WHAT TO WORK ON -> Starting with the first line below, extract each line through the one that contains "line width=1.5pt, line", inclusive, excluding pictures.

_ _ _ _ _ _ _

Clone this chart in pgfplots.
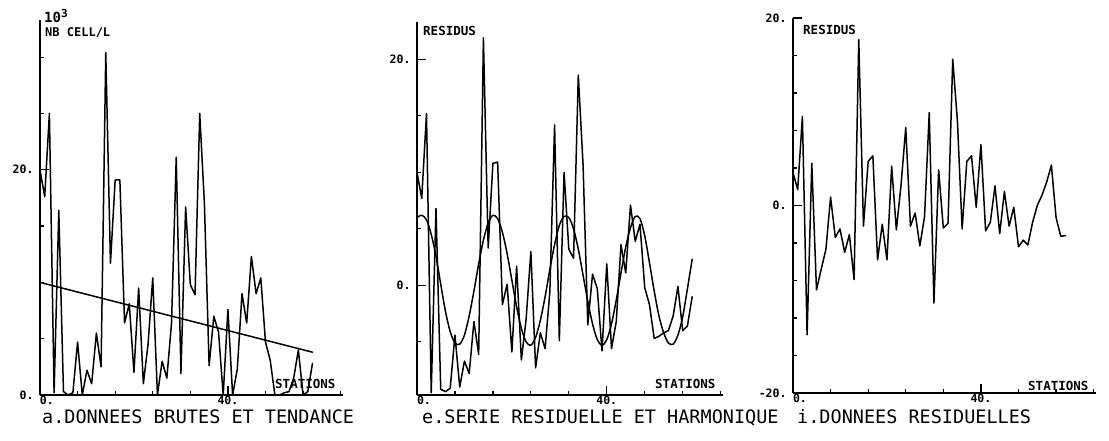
\documentclass[border=0pt]{standalone}
\usepackage{pgfplots}
\pgfplotsset{compat=1.18}
\usepackage{pgfplotstable}
\usepackage{fontspec}
\setmainfont{DejaVu Sans Mono}

\pgfplotstableread{
x a e h i
0 20.0 10.0 6.0 3.5
1 17.6 7.7 6.2 1.7
2 25.0 15.2 5.8 9.5
3 0.2 -9.5 4.5 -13.8
4 16.4 6.8 2.6 4.5
5 0.3 -9.2 0.1 -9.0
6 0.0 -9.4 -2.3 -6.8
7 0.2 -9.1 -4.1 -4.7
8 4.7 -4.4 -5.1 0.9
9 0.0 -9.0 -5.2 -3.4
10 2.2 -6.7 -4.4 -2.5
11 1.0 -7.8 -2.7 -5.0
12 5.5 -3.2 -0.5 -3.1
13 2.5 -6.1 1.9 -7.9
14 30.4 21.9 4.0 17.7
15 11.7 3.3 5.5 -2.2
16 19.1 10.8 6.2 4.7
17 19.1 10.9 5.9 5.3
18 6.4 -1.7 4.7 -5.8
19 8.1 0.1 2.8 -2.0
20 2.0 -5.9 0.45 -5.8
21 9.5 1.7 -1.9 4.2
22 1.0 -6.6 -3.8 -2.6
23 4.5 -3.0 -5.0 2.2
24 10.4 3.0 -5.3 8.3
25 0.0 -7.3 -4.6 -2.2
26 3.0 -4.2 -3.1 -0.8
27 1.5 -5.6 -1.0 -4.3
28 6.4 -0.6 1.4 -1.2
29 21.1 14.2 3.6 9.9
30 1.9 -4.9 5.3 -10.4
31 16.7 10.0 6.1 3.8
32 9.8 3.2 6.0 -2.4
33 8.9 2.4 5.0 -1.9
34 25.0 18.6 3.2 15.6
35 17.0 10.7 0.9 9.0
36 2.6 -3.5 -1.4 -2.5
37 7.0 1.0 -3.4 4.7
38 5.6 -0.3 -4.8 5.3
39 0.0 -5.8 -5.3 -0.2
40 7.6 1.9 -4.8 6.5
41 0.0 -5.6 -3.4 -2.7
42 2.3 -3.2 -1.3 -1.8
43 9.0 3.6 1.1 2.1
44 6.4 1.1 3.4 -3.0
45 12.3 7.1 5.1 1.5
46 9.0 3.9 6.1 -2.2
47 10.4 5.4 5.9 -0.2
48 4.7 -0.2 4.4 -4.4
49 3.1 -1.7 2.0 -3.7
50 0.0 -4.7 -0.5 -4.2
51 0.0 -4.5 -2.7 -1.8
52 0.2 -4.2 -4.2 0.0
53 0.3 -4.0 -5.1 1.1
54 1.5 -2.7 -5.2 2.5
55 4.0 -0.1 -4.4 4.3
56 0.0 -4.0 -2.8 -1.3
57 0.3 -3.6 -0.3 -3.3
58 2.8 -1.0 2.3 -3.2
}\data

\tikzset{pen/.style={black, line width=1.5pt, line join=round, line cap=round, mark=none}}

\pgfplotsset{
  plotter/.style={
    scale only axis,
    axis x line*=bottom, axis y line*=left,
    axis line style={-, black, line width=1.6pt},
    every outer x axis line/.append style={-},
    every outer y axis line/.append style={-},
    tick align=inside,
    tick style={black, line width=1.2pt},
    major tick length=9pt,
    minor tick length=4pt,
    xmin=0, xmax=64.5,
    xtick={0,40}, xticklabels={{\hphantom{00}0.},{40.}},
    minor xtick={8,16,24,32,48,56,64},
    ticklabel style={font=\bfseries\fontsize{11.5}{11.5}\selectfont},
    xticklabel style={yshift=3pt},
    yticklabel style={xshift=-3pt},
  }
}

\begin{document}
\begin{tikzpicture}
\useasboundingbox (0,0) rectangle (1109pt,440pt);

% panel a
\begin{axis}[plotter, at={(40pt,45pt)}, anchor=south west,
  width=303pt, height=375pt, ymin=0, ymax=33.3,
  ytick={0,20}, yticklabels={0.,20.}, minor ytick={5,10,15,25,30}]
\addplot[pen] table[x=x,y=a]{\data};
\addplot[pen] coordinates {(0,10.0) (58,3.8)};
\end{axis}

% panel e
\begin{axis}[plotter, at={(417pt,45pt)}, anchor=south west,
  width=306pt, height=373pt, ymin=-9.7, ymax=23.3,
  ytick={0,20}, yticklabels={0.,20.}, minor ytick={-5,5,10,15}]
\addplot[pen] table[x=x,y=e]{\data};
\addplot[pen, smooth, tension=0.5] table[x=x,y=h]{\data};
\end{axis}

% panel i
\begin{axis}[plotter, at={(793pt,47pt)}, anchor=south west,
  width=303pt, height=375pt, ymin=-20, ymax=20,
  ytick={-20,0,20}, yticklabels={-20.,0.,20.}, minor ytick={-16,-12,-8,-4,4,8,12,16}]
\addplot[pen] table[x=x,y=i]{\data};
\end{axis}

% labels
\node[anchor=base west, font=\bfseries\fontsize{14}{14}\selectfont, inner sep=0pt] at (44pt,417pt) {10\raisebox{5pt}{\fontsize{11}{11}\selectfont 3}};
\node[anchor=base west, font=\bfseries\fontsize{12}{12}\selectfont, inner sep=0pt] at (45pt,403pt) {NB CELL/L};
\node[anchor=base west, font=\bfseries\fontsize{12.5}{12}\selectfont, inner sep=0pt] at (423pt,404pt) {RESIDUS};
\node[anchor=base west, font=\bfseries\fontsize{12.5}{12}\selectfont, inner sep=0pt] at (803pt,405pt) {RESIDUS};
\node[anchor=base west, font=\bfseries\fontsize{12.5}{12}\selectfont, inner sep=0pt] at (275pt,52pt) {STATIONS};
\node[anchor=base west, font=\bfseries\fontsize{12.5}{12}\selectfont, inner sep=0pt] at (655pt,52pt) {STATIONS};
\node[anchor=base west, font=\bfseries\fontsize{12.5}{12}\selectfont, inner sep=0pt] at (1028pt,50pt) {STATIONS};
\node[anchor=base west, font=\fontsize{18.5}{19}\selectfont, inner sep=0pt] at (42pt,17pt) {a.DONNEES BRUTES ET TENDANCE};
\node[anchor=base west, font=\fontsize{18.5}{19}\selectfont, inner sep=0pt] at (422pt,17pt) {e.SERIE RESIDUELLE ET HARMONIQUE};
\node[anchor=base west, font=\fontsize{18.5}{19}\selectfont, inner sep=0pt] at (797pt,17pt) {i.DONNEES RESIDUELLES};
\end{tikzpicture}
\end{document}
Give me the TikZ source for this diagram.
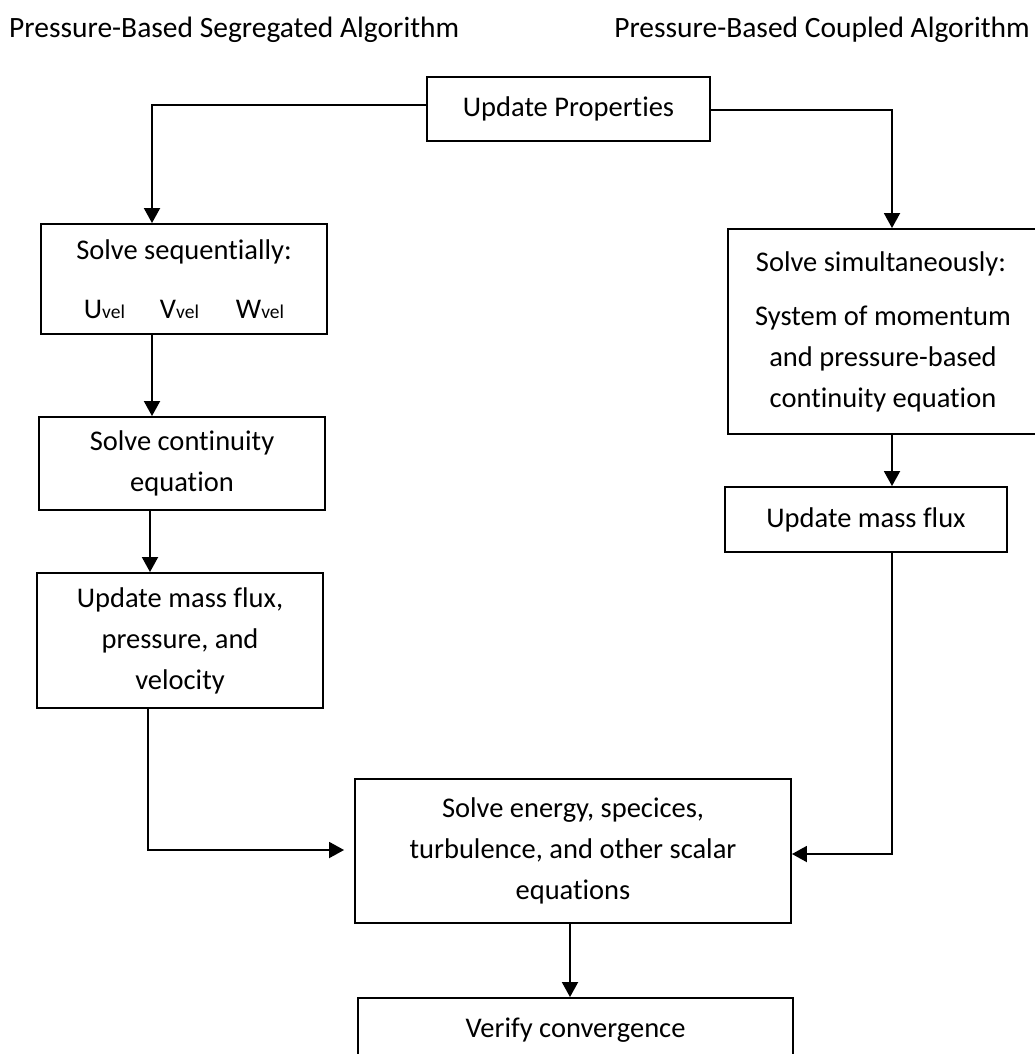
\documentclass[tikz,border=0pt]{standalone}
\usepackage{fontspec}
\setmainfont{Carlito}[Ligatures=NoCommon]
\usetikzlibrary{arrows.meta}
\tikzset{
  box/.style={draw, line width=1.9pt, inner sep=0pt, align=center,
    font=\fontsize{28.5}{41}\selectfont},
  flow/.style={line width=1.9pt, -{Triangle[length=15pt,width=16pt]}},
  title/.style={font=\fontsize{29.5}{34}\selectfont, inner sep=0pt}
}
\newcommand{\vsub}[1]{#1{\fontsize{19.5}{19.5}\selectfont vel}}
\begin{document}
\begin{tikzpicture}[x=1pt,y=-1pt]
\clip (0,0) rectangle (1035,1054);
\fill[white] (0,0) rectangle (1035,1054);
% titles
\node[title, anchor=west] (t1) at (9,30) {Pressure-Based Segregated Algorithm};
\node[title, anchor=east] (t2) at (1030,30) {Pressure-Based Coupled Algorithm};
% boxes
\node[box, minimum width=283pt, minimum height=64pt] (up) at (568.5,109) {Update Properties};
\node[box, minimum width=286pt, minimum height=110pt] (ss) at (184,279)
  {Solve sequentially:\\[18pt]\vsub{U}\hspace{35pt}\vsub{V}\hspace{37pt}\vsub{W}};
\node[box, minimum width=286pt, minimum height=93pt] (sc) at (182,463.5)
  {Solve continuity\\equation};
\node[box, minimum width=286pt, minimum height=135pt] (um) at (180,640.5)
  {Update mass flux,\\pressure, and\\velocity};
\node[box, minimum width=310pt, minimum height=205pt] (sim) at (883,331.5)
  {\hspace*{-4pt}Solve simultaneously:\\[13pt]System of momentum\\and pressure-based\\continuity equation};
\node[box, minimum width=282pt, minimum height=65pt] (umr) at (866,519.5) {Update mass flux};
\node[box, minimum width=436pt, minimum height=144pt] (en) at (573,851)
  {Solve energy, specices,\\turbulence, and other scalar\\equations};
\node[box, minimum width=435pt, minimum height=64pt] (ver) at (575.5,1030) {Verify convergence};
% connectors
\coordinate (cl) at (152,105);
\coordinate (cr) at (892,110);
\coordinate (cb) at (148,850);
\coordinate (cbr) at (892,854);
\draw[flow] ([yshift=4pt]up.west) -- (cl) -- (cl |- ss.north);
\draw[flow] (up.east |- cr) -- (cr) -- (cr |- sim.north);
\draw[flow] (152,0 |- ss.south) -- (152,0 |- sc.north);
\draw[flow] (150,0 |- sc.south) -- (150,0 |- um.north);
\draw[flow] (cb |- um.south) -- (cb) -- ([xshift=-10pt]en.west |- cb);
\draw[flow] (892,0 |- sim.south) -- (892,0 |- umr.north);
\draw[flow] (cbr |- umr.south) -- (cbr) -- (en.east |- cbr);
\draw[flow] (570,0 |- en.south) -- (570,0 |- ver.north);
\end{tikzpicture}
\end{document}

_ _ _ _ _ _ _

EXPECTED ANSWER ->
Clone this chart in pgfplots.
\documentclass[border=0pt]{standalone}
\usepackage{pgfplots}
\pgfplotsset{compat=1.18}
\usepackage{pgfplotstable}
\usepackage{fontspec}
\setmainfont{DejaVu Sans Mono}

\pgfplotstableread{
x a e h i
0 20.0 10.0 6.0 3.5
1 17.6 7.7 6.2 1.7
2 25.0 15.2 5.8 9.5
3 0.2 -9.5 4.5 -13.8
4 16.4 6.8 2.6 4.5
5 0.3 -9.2 0.1 -9.0
6 0.0 -9.4 -2.3 -6.8
7 0.2 -9.1 -4.1 -4.7
8 4.7 -4.4 -5.1 0.9
9 0.0 -9.0 -5.2 -3.4
10 2.2 -6.7 -4.4 -2.5
11 1.0 -7.8 -2.7 -5.0
12 5.5 -3.2 -0.5 -3.1
13 2.5 -6.1 1.9 -7.9
14 30.4 21.9 4.0 17.7
15 11.7 3.3 5.5 -2.2
16 19.1 10.8 6.2 4.7
17 19.1 10.9 5.9 5.3
18 6.4 -1.7 4.7 -5.8
19 8.1 0.1 2.8 -2.0
20 2.0 -5.9 0.45 -5.8
21 9.5 1.7 -1.9 4.2
22 1.0 -6.6 -3.8 -2.6
23 4.5 -3.0 -5.0 2.2
24 10.4 3.0 -5.3 8.3
25 0.0 -7.3 -4.6 -2.2
26 3.0 -4.2 -3.1 -0.8
27 1.5 -5.6 -1.0 -4.3
28 6.4 -0.6 1.4 -1.2
29 21.1 14.2 3.6 9.9
30 1.9 -4.9 5.3 -10.4
31 16.7 10.0 6.1 3.8
32 9.8 3.2 6.0 -2.4
33 8.9 2.4 5.0 -1.9
34 25.0 18.6 3.2 15.6
35 17.0 10.7 0.9 9.0
36 2.6 -3.5 -1.4 -2.5
37 7.0 1.0 -3.4 4.7
38 5.6 -0.3 -4.8 5.3
39 0.0 -5.8 -5.3 -0.2
40 7.6 1.9 -4.8 6.5
41 0.0 -5.6 -3.4 -2.7
42 2.3 -3.2 -1.3 -1.8
43 9.0 3.6 1.1 2.1
44 6.4 1.1 3.4 -3.0
45 12.3 7.1 5.1 1.5
46 9.0 3.9 6.1 -2.2
47 10.4 5.4 5.9 -0.2
48 4.7 -0.2 4.4 -4.4
49 3.1 -1.7 2.0 -3.7
50 0.0 -4.7 -0.5 -4.2
51 0.0 -4.5 -2.7 -1.8
52 0.2 -4.2 -4.2 0.0
53 0.3 -4.0 -5.1 1.1
54 1.5 -2.7 -5.2 2.5
55 4.0 -0.1 -4.4 4.3
56 0.0 -4.0 -2.8 -1.3
57 0.3 -3.6 -0.3 -3.3
58 2.8 -1.0 2.3 -3.2
}\data

\tikzset{pen/.style={black, line width=1.5pt, line join=round, line cap=round, mark=none}}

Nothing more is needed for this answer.